Given material:
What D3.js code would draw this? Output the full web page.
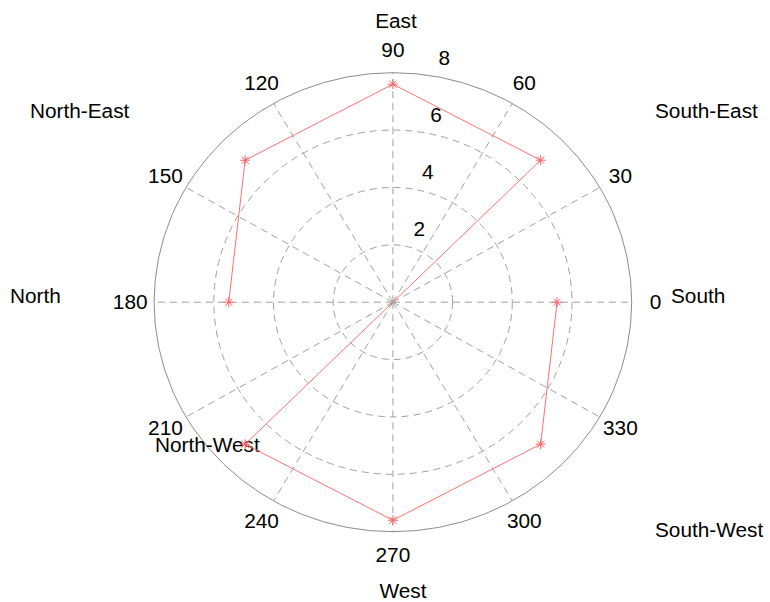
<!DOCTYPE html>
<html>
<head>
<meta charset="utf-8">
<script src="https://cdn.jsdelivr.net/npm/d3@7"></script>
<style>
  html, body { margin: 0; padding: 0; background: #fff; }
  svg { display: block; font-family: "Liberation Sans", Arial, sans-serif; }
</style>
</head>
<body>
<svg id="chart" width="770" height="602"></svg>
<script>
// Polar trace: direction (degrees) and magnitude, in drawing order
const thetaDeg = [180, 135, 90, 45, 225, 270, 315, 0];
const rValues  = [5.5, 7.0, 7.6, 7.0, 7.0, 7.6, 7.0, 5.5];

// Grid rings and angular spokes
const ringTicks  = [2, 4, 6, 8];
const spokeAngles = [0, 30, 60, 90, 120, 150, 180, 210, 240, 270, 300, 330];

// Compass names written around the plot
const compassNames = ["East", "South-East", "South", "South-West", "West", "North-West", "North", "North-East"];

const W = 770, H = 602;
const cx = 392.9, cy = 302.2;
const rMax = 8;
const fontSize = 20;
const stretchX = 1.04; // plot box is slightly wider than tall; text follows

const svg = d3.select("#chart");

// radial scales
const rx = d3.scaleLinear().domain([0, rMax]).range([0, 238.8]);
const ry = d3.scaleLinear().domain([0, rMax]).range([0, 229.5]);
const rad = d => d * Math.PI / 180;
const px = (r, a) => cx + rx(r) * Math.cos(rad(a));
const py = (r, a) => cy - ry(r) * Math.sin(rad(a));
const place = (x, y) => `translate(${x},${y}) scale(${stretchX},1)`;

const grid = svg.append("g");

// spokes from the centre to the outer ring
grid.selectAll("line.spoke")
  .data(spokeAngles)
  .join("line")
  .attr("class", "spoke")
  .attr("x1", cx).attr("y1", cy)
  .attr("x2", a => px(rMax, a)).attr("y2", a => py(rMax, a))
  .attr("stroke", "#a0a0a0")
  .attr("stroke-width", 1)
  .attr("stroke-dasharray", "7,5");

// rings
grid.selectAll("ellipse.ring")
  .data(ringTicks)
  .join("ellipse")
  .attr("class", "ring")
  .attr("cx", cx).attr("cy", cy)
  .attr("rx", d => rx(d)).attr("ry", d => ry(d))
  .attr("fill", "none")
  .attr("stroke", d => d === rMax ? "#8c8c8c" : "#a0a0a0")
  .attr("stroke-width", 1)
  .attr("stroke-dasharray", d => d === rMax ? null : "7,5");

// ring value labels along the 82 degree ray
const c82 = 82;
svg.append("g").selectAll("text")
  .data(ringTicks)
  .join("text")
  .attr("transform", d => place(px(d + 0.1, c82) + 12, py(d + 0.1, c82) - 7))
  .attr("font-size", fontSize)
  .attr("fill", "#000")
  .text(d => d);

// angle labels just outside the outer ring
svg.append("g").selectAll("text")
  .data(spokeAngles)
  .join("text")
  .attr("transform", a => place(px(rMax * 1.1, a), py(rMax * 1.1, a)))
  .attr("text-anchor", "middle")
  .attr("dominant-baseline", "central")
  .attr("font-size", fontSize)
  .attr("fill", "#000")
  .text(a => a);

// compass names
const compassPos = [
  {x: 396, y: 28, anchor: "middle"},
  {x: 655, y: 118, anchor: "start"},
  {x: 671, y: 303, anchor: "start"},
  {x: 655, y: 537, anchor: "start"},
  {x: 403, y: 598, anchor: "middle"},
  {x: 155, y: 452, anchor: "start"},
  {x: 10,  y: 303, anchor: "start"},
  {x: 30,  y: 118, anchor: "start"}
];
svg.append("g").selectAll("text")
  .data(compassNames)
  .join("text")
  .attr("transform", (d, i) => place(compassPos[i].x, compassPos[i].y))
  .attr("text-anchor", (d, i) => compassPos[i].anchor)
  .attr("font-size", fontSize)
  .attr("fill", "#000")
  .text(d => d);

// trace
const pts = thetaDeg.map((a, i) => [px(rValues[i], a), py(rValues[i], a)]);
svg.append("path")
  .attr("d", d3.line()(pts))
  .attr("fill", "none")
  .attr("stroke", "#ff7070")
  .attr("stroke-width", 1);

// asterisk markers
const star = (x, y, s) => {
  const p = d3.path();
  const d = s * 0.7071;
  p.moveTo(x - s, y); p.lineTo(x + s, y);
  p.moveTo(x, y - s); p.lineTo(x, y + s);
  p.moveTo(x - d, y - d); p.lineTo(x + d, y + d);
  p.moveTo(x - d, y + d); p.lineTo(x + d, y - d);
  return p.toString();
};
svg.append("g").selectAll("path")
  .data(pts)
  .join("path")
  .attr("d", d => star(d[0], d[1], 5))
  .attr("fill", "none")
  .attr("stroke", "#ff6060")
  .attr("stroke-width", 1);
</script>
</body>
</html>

Problem requirements:
Write out again every line above exactly as given; the pictures do not belong in the copy.

Written response:
What D3.js code would draw this? Output the full web page.
<!DOCTYPE html>
<html>
<head>
<meta charset="utf-8">
<script src="https://cdn.jsdelivr.net/npm/d3@7"></script>
<style>
  html, body { margin: 0; padding: 0; background: #fff; }
  svg { display: block; font-family: "Liberation Sans", Arial, sans-serif; }
</style>
</head>
<body>
<svg id="chart" width="770" height="602"></svg>
<script>
// Polar trace: direction (degrees) and magnitude, in drawing order
const thetaDeg = [180, 135, 90, 45, 225, 270, 315, 0];
const rValues  = [5.5, 7.0, 7.6, 7.0, 7.0, 7.6, 7.0, 5.5];

// Grid rings and angular spokes
const ringTicks  = [2, 4, 6, 8];
const spokeAngles = [0, 30, 60, 90, 120, 150, 180, 210, 240, 270, 300, 330];

// Compass names written around the plot
const compassNames = ["East", "South-East", "South", "South-West", "West", "North-West", "North", "North-East"];

const W = 770, H = 602;
const cx = 392.9, cy = 302.2;
const rMax = 8;
const fontSize = 20;
const stretchX = 1.04; // plot box is slightly wider than tall; text follows

const svg = d3.select("#chart");

// radial scales
const rx = d3.scaleLinear().domain([0, rMax]).range([0, 238.8]);
const ry = d3.scaleLinear().domain([0, rMax]).range([0, 229.5]);
const rad = d => d * Math.PI / 180;
const px = (r, a) => cx + rx(r) * Math.cos(rad(a));
const py = (r, a) => cy - ry(r) * Math.sin(rad(a));
const place = (x, y) => `translate(${x},${y}) scale(${stretchX},1)`;

const grid = svg.append("g");

// spokes from the centre to the outer ring
grid.selectAll("line.spoke")
  .data(spokeAngles)
  .join("line")
  .attr("class", "spoke")
  .attr("x1", cx).attr("y1", cy)
  .attr("x2", a => px(rMax, a)).attr("y2", a => py(rMax, a))
  .attr("stroke", "#a0a0a0")
  .attr("stroke-width", 1)
  .attr("stroke-dasharray", "7,5");

// rings
grid.selectAll("ellipse.ring")
  .data(ringTicks)
  .join("ellipse")
  .attr("class", "ring")
  .attr("cx", cx).attr("cy", cy)
  .attr("rx", d => rx(d)).attr("ry", d => ry(d))
  .attr("fill", "none")
  .attr("stroke", d => d === rMax ? "#8c8c8c" : "#a0a0a0")
  .attr("stroke-width", 1)
  .attr("stroke-dasharray", d => d === rMax ? null : "7,5");

// ring value labels along the 82 degree ray
const c82 = 82;
svg.append("g").selectAll("text")
  .data(ringTicks)
  .join("text")
  .attr("transform", d => place(px(d + 0.1, c82) + 12, py(d + 0.1, c82) - 7))
  .attr("font-size", fontSize)
  .attr("fill", "#000")
  .text(d => d);

// angle labels just outside the outer ring
svg.append("g").selectAll("text")
  .data(spokeAngles)
  .join("text")
  .attr("transform", a => place(px(rMax * 1.1, a), py(rMax * 1.1, a)))
  .attr("text-anchor", "middle")
  .attr("dominant-baseline", "central")
  .attr("font-size", fontSize)
  .attr("fill", "#000")
  .text(a => a);

// compass names
const compassPos = [
  {x: 396, y: 28, anchor: "middle"},
  {x: 655, y: 118, anchor: "start"},
  {x: 671, y: 303, anchor: "start"},
  {x: 655, y: 537, anchor: "start"},
  {x: 403, y: 598, anchor: "middle"},
  {x: 155, y: 452, anchor: "start"},
  {x: 10,  y: 303, anchor: "start"},
  {x: 30,  y: 118, anchor: "start"}
];
svg.append("g").selectAll("text")
  .data(compassNames)
  .join("text")
  .attr("transform", (d, i) => place(compassPos[i].x, compassPos[i].y))
  .attr("text-anchor", (d, i) => compassPos[i].anchor)
  .attr("font-size", fontSize)
  .attr("fill", "#000")
  .text(d => d);

// trace
const pts = thetaDeg.map((a, i) => [px(rValues[i], a), py(rValues[i], a)]);
svg.append("path")
  .attr("d", d3.line()(pts))
  .attr("fill", "none")
  .attr("stroke", "#ff7070")
  .attr("stroke-width", 1);

// asterisk markers
const star = (x, y, s) => {
  const p = d3.path();
  const d = s * 0.7071;
  p.moveTo(x - s, y); p.lineTo(x + s, y);
  p.moveTo(x, y - s); p.lineTo(x, y + s);
  p.moveTo(x - d, y - d); p.lineTo(x + d, y + d);
  p.moveTo(x - d, y + d); p.lineTo(x + d, y - d);
  return p.toString();
};
svg.append("g").selectAll("path")
  .data(pts)
  .join("path")
  .attr("d", d => star(d[0], d[1], 5))
  .attr("fill", "none")
  .attr("stroke", "#ff6060")
  .attr("stroke-width", 1);
</script>
</body>
</html>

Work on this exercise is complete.